A research team led by Prof. CHEN Yan at the University of Science and Technology of China (USTC) of the Chinese Academy of Sciences developed a non-invasive radio frequency (RF) based system capable of monitoring heart rate variability (HRV) with clinical-grade accuracy over extended periods, representing a leap forward in cardiovascular health monitoring. The study was published in Nature Communications.

Cardiovascular diseases (CVDs) are the leading cause of death globally. Research shows that early diagnosis and intervention can effectively prevent many cases of cardiovascular illness. 

Existing detection techniques like electrocardiogram (ECG) and Holter are accurate but have drawbacks. The electrodes attached to the body in ECG and Holter can cause discomfort, making them unsuitable for long-term use. Other techniques like wearable devices, while more convenient, are less accurate and vulnerable to environmental interference.

The developed RF-HRV system overcomes the issue of interference from respiratory motion in far-field conditions by analyzing RF signals. It employs a signal selection algorithm to identify the signal rich in heartbeat information from multiple reflected signals, and the variational mode decomposition algorithm to extract high-frequency components, obtaining clear and accurate heartbeat patterns. By superimposing adjacent heartbeat harmonics, the system generates specific heartbeat patterns with a frequency equal to the heart rate to calculate HRV.

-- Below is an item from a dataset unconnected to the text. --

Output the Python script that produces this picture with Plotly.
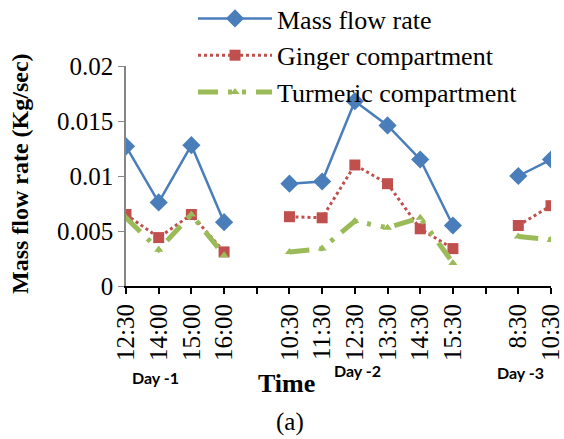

Researchers evaluated the system in a large-scale outpatient setting (with 6,222 participants) and a long-term daily life scenario. In the outpatient scenario, the median real-time inter-beat interval error of the system was 26.1 milliseconds, and in the daily scenario, it was 34.1 milliseconds, which was an improvement compared to existing systems that extract signals only from the heart rate frequency band. This system also performed well in the automatic classification of heartbeat abnormalities and was comparable to clinical-grade 12-lead ECG systems.

The innovation of this study lies in breaking the traditional signal processing framework by using previously unexplored high-frequency ranges (beyond 10-order heartbeat harmonics) to extract heartbeat signals. This study allows for long-term, non-invasive monitoring without the need for electrodes or clothing adjustments, which paves the way for comfortable cardiovascular care solutions, and lays a foundation for the application of millimeter-wave radar in cardiac monitoring.